While more details of this "perfect meeting of minds" are now in public domain after Dr A Q Khan's "confession", a nagging worry pertaining to a related quarter remains. Dr Khan, Dr Mehmood and the others may just represent the tip of the iceberg. In January 2003, the lid was blown off another controversy. Many nuclear scientists, most of them trained in China and attached to the country's nuclear power plant - CHASNUPP - had emigrated without official permission.

Some had simply vanished into thin air. A memo sent from CHASNUPP to higher authorities, leaked to the Karachi-based web newspaper South Asia Tribune, listed nine absconders. It only speculated where they could have gone, for the absconders had not left a forwarding address. The ramifications of this are scary.

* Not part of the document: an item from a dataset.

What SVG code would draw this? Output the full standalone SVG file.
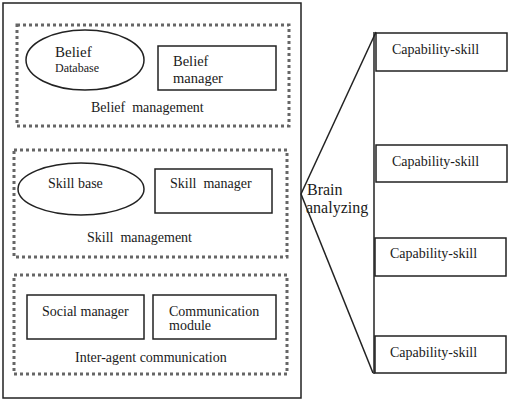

Here too, the blame leads to the Pakistani Government, for it is illegal under its law for technical persons attached to the nation's nuclear establishment to leave country for greener pastures.

The memo stated that the defections began in April 1997. Between February and October 2000, six more scientists had walked away into the fog.

It is anybody's guess if the phenomenon is still continuing. Many of them could have been exposed to the use of dual use technology, which rogue powers can use.

Can Musharraf still be allowed to bury his face in the sand?